Cufflinks only work if your shirt is right for them. A double cuff, also called a French cuff, is the obvious choice and generally the smartest for weddings. It creates a clean fold at the wrist that frames the cufflink properly and gives your jacket sleeve a more elegant finish.

Some convertible cuff shirts can also work, though they tend to look a little less refined. If the wedding is fairly formal, a proper double cuff shirt is worth it. It signals effort in the best possible way.

Pay attention to fit at the cuff too. If the sleeve is too loose, cufflinks can droop and twist. If it is too tight, they can sit awkwardly and pull. The best result is a cuff that feels neat at the wrist and peeks out slightly beneath the jacket sleeve.

When to keep it classic and when to show personality

This is where context does the work. If you are attending a church wedding followed by a formal reception at a country house, classic will nearly always beat clever. You may be wearing a dark suit, white shirt and silk tie, and the most stylish cufflinks in that setting are usually the ones that complete the look quietly.

If the couple have chosen a more relaxed venue, a less traditional dress code, or a wedding with strong personal flair, you can afford a little more expression. That might mean engraved cufflinks, a subtle motif, or a richer material finish. The trick is to make your personality feel edited. Think one distinctive note, not three.

A good rule is this: if someone notices your cufflinks before they notice that you are well dressed, they are probably too much.

Avoid the common mistakes

Wedding guest dressing can go wrong at the margins. Cheap high-shine finishes often look harsher in daylight and in photographs than they do in a box. Oversized cufflinks can catch on your jacket sleeve and look clumsy. Novelty styles can age quickly or feel off-key in a formal setting.

It is also worth avoiding obvious branding, anything overly themed unless the wedding genuinely suits it, and cufflinks that fight with other details. If your tie is patterned, your pocket square has texture, and your lapel pin is already making a statement, your cufflinks should calm things down rather than add more noise.

Understated does not mean forgettable. In fact, the most effective wedding accessories rarely announce themselves.
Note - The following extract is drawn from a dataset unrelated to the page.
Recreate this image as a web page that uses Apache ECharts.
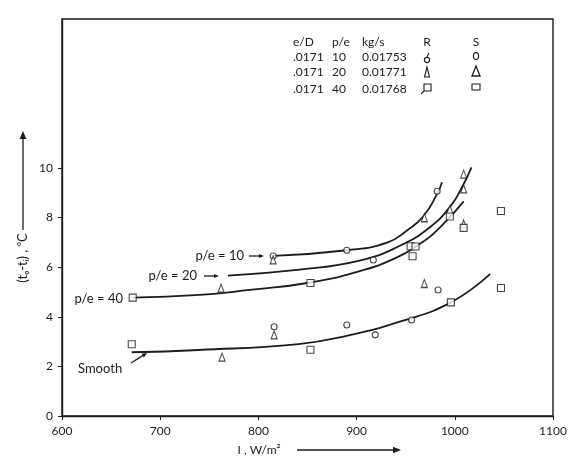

They simply make the whole outfit feel sharper.

A few dependable combinations that rarely fail

For a navy suit and white shirt, silver-tone cufflinks with a clean oval or rectangular face are hard to beat. Add a white pocket square and dark tie, and you have a look that is polished enough for nearly any wedding.

For a charcoal or mid-grey suit, black onyx or brushed silver cufflinks bring a little depth without making the outfit feel severe. This works especially well for autumn and evening events.

For lighter tailoring - beige, stone, light grey or soft blue - choose cufflinks with warmth or texture rather than heavy contrast. Brushed metal, knot styles, or subtle mother-of-pearl can look far more at home than glossy black.

If you are wearing a tuxedo, keep things strict. Onyx, mother-of-pearl, or plain polished metal will always serve you better than trying to inject novelty into a black tie look.

Dapper Essentials understands this balance well: the strongest accessories do not just decorate an outfit, they define its finish.

The best cufflinks for a wedding guest are the pair that make your outfit feel complete, appropriate and distinctly your own. Choose with the occasion in mind, let the rest of your look guide the metal and finish, and favour confidence over flash. When the finer points are right, the whole outfit carries itself better.